4) It is ambiguous and unjustified how Table 1, which plays a substantial role in the entire text, is obtained. In other words, how have these components been extracted? How have these items been put together?

5) What is missing in the paper is validation. It is unclear how the models and structures introduced in the text are validated and verified. These two require to be scientifically tackled in the revised version. Table 2 is an example of this concern. Explanations given in Table 2 are limited to the judgments, but it is vague how the judgments have been made.

6) Some problems can be found in the text. In line 301, it is indicated that “A literature review identified seven conventions …” but it cannot be tracked which literature was exactly reviewed (was it the last column of Table 2?).

7) Referencing does not follow the journal’s format (please see line 359 The Turner et al (57)).

 

8) Text is heterogeneous.

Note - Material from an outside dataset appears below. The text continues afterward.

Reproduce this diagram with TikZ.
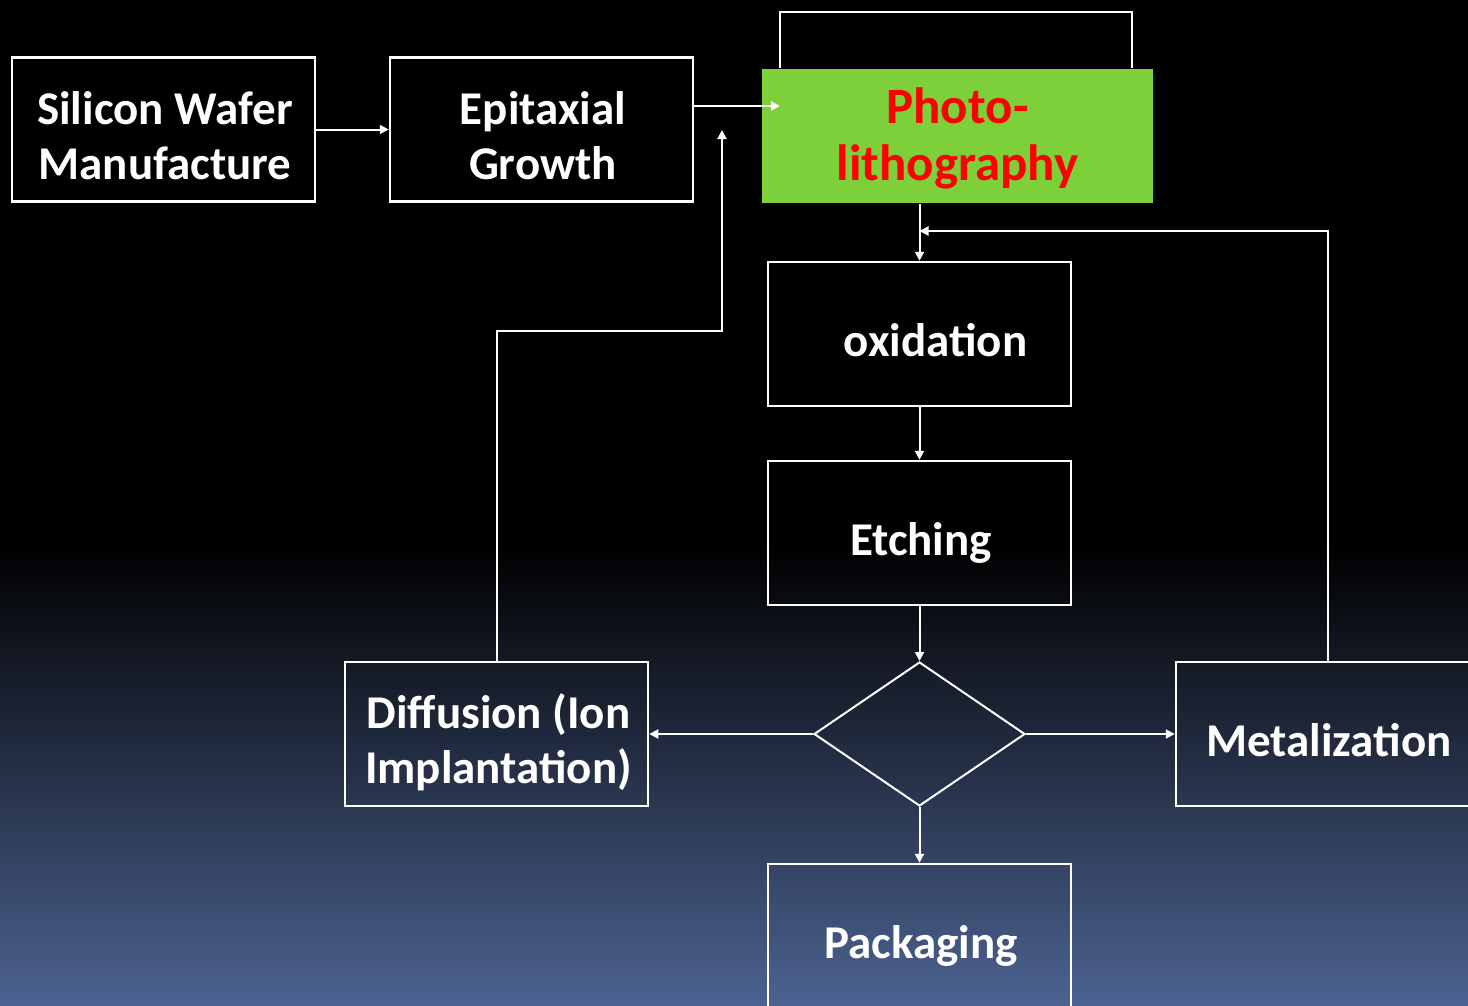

For example, in line 359, we have The Turner et al. (57), but in line 576, it is Turner et al. [57].

Comments on the Quality of English Language

-

Author Response

Please see attached.

Author Response File: Author Response.pdf

Round 2

Reviewer 5 Report

Comments and Suggestions for Authors

The authors have addressed the reviewer's concerns, and the paper has been revised significantly. Therefore, the manuscript is ready for publication at this stage.